I want to note that I am not a doctor. This information is sourced from the US Government, from the US Department of Health and Human Services. This is what their research has found.
If you are cooking with mixed-in eggs, be sure to cook to a temperature of 160F. If you're using raw eggs that you can see, you want both the yolk and white area to be firm.
Pork / Ham / Pig
If you're reheating pork products, you want to get it to 140F. However, if you're starting from raw pork or ham, make sure you bring it up to 145F and then rest post-cooking for at least 3 minutes.
Whole Beef, Veal, and Lamb
For steaks, chops, and roasts, make sure you reach 145F. Then make sure the meat rests post-cooking for at least 3 minutes.
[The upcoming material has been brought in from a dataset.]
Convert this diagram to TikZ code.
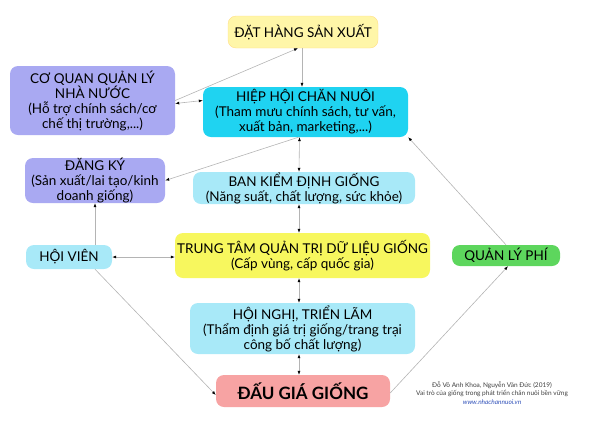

For ground mixtures of these, you'll want to go higher - a temperature of 160F. You don't have to let that rest, though.
Chicken / Turkey / Poultry
For solid pieces like thighs, legs, and wings, you want the meat to get to at least 165F before serving.
For ground versions, you also want to aim for the same 165F temperature.
I love sushi, I admit it. So I'll eat it raw. However, the government recommends you cook it until 145F when the flesh separates with a fork.
Shrimp / Lobster / Crab
Cook until the flesh is pearly and opaque.
Clams / Oysters / Mussels
Make sure the shells are closed when you start. Cook until they open up.
Cook until the scallops become opaque and firm.
In general, cook everything until 165F. That way you know, no matter what's in it, that you're safe.
The color of a meat doesn't necessarily indicate if it's safe or non-safe. Depending on how you cook, a meat can be pink and quite safe - or it can be a darker color and unsafe. Be sure to go with a thermometer reading to know for sure.
It's better to cook well and stay healthy, vs testing how quickly your local medical teams react to phone calls!